** start **

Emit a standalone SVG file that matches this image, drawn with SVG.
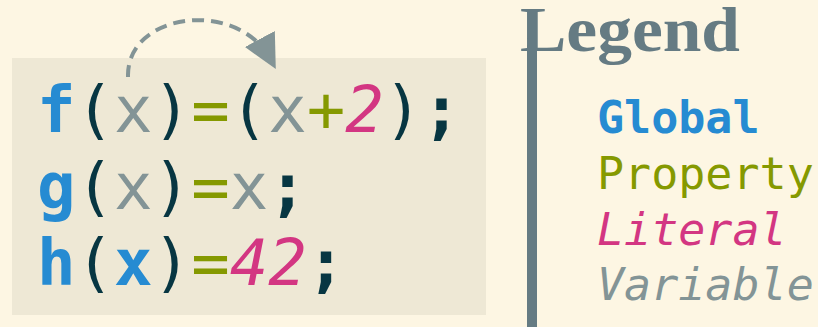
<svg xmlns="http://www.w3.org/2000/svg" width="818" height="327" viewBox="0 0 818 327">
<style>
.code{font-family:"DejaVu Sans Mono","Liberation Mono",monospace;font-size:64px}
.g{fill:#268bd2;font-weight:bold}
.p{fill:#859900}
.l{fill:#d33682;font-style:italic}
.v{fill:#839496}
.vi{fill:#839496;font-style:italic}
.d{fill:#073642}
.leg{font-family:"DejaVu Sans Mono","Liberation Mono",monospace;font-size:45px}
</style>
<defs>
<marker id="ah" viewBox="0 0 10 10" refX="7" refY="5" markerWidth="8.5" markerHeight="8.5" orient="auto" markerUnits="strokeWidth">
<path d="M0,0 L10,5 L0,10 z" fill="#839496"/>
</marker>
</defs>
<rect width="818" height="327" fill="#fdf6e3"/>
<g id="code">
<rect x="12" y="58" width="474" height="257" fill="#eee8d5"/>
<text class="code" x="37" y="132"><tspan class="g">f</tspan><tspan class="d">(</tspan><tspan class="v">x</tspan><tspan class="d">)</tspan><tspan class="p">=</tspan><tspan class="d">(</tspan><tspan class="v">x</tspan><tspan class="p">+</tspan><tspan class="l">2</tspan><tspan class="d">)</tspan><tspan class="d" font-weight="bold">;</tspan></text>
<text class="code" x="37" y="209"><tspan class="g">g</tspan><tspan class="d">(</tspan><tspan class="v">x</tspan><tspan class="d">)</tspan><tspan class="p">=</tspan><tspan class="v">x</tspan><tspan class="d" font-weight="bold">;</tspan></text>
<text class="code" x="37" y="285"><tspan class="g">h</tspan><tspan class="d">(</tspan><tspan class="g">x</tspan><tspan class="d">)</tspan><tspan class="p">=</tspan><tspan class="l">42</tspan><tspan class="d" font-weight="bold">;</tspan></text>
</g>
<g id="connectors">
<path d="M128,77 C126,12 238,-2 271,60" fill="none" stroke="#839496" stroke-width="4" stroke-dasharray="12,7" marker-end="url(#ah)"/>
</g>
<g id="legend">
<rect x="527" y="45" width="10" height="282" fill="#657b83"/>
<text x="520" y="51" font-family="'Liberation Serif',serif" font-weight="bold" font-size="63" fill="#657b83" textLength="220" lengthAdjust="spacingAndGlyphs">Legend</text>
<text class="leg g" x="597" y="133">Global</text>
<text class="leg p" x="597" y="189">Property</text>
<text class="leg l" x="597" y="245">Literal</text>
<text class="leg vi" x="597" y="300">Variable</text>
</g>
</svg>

** end **
** start **

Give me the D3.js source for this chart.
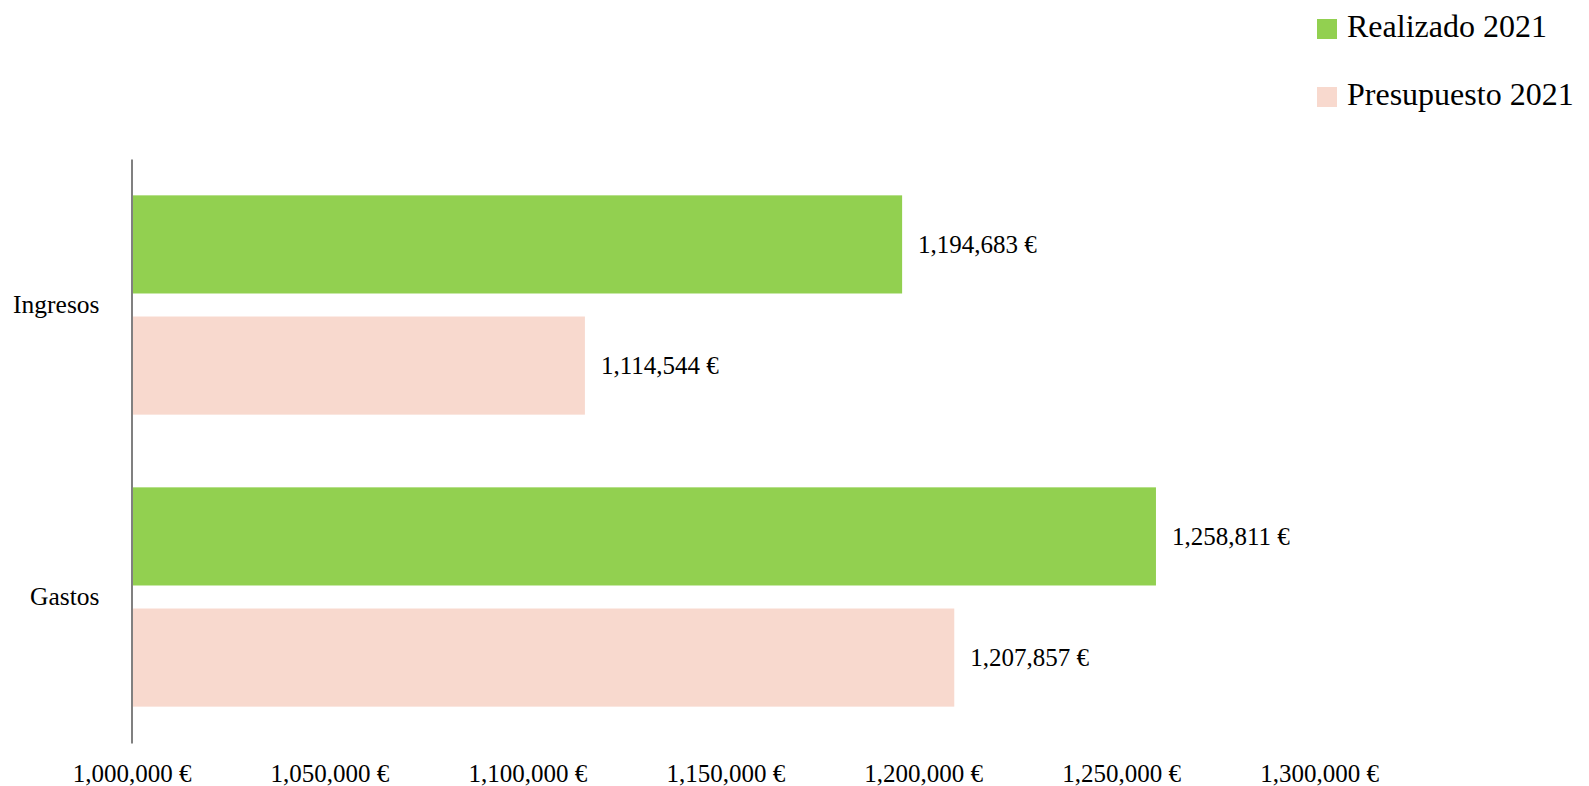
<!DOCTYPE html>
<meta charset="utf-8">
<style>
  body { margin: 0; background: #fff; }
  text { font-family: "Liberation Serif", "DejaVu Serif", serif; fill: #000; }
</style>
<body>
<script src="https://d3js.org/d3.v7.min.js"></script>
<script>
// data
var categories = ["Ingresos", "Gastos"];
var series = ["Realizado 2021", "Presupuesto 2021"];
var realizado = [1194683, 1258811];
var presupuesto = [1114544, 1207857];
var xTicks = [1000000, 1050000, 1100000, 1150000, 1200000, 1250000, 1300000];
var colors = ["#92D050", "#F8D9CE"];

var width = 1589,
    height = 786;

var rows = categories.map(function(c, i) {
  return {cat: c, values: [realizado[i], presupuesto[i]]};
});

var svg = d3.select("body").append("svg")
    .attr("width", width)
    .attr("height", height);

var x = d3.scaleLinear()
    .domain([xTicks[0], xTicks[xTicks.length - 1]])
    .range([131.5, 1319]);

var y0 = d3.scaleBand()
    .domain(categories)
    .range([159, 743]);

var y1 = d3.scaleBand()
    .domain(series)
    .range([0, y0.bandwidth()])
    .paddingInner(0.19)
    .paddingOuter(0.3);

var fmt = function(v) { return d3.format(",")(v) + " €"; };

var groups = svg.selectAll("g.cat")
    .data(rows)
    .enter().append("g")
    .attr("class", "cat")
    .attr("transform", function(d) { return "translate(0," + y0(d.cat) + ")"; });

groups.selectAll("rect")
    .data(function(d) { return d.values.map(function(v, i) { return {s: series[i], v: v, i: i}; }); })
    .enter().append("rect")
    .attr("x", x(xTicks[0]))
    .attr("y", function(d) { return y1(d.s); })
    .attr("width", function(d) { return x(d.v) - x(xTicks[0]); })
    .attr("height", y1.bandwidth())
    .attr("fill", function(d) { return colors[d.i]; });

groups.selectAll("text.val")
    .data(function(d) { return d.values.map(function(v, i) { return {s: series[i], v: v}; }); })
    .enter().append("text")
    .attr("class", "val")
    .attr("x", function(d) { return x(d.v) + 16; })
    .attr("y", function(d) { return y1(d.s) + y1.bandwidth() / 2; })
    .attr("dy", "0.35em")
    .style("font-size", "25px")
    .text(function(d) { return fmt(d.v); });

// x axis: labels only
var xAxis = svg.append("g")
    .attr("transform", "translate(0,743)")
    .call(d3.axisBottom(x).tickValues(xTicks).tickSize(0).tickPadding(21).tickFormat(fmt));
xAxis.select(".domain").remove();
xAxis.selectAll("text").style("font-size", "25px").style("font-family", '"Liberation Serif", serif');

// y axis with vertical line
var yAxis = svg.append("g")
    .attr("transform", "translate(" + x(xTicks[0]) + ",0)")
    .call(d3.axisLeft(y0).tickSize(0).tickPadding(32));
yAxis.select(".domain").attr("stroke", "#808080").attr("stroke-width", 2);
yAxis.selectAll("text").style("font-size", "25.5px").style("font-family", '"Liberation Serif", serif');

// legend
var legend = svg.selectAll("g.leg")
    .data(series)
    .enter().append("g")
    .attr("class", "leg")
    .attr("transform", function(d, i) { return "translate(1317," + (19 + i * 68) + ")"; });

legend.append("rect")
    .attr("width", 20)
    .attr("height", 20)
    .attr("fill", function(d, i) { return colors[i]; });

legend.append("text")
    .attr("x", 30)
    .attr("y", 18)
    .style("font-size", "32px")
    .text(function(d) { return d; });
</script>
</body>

** end **

What the task asks: Pull out each line containing the word "this" and copy it.

Task output:
Emit a standalone SVG file that matches this image, drawn with SVG.
Give me the D3.js source for this chart.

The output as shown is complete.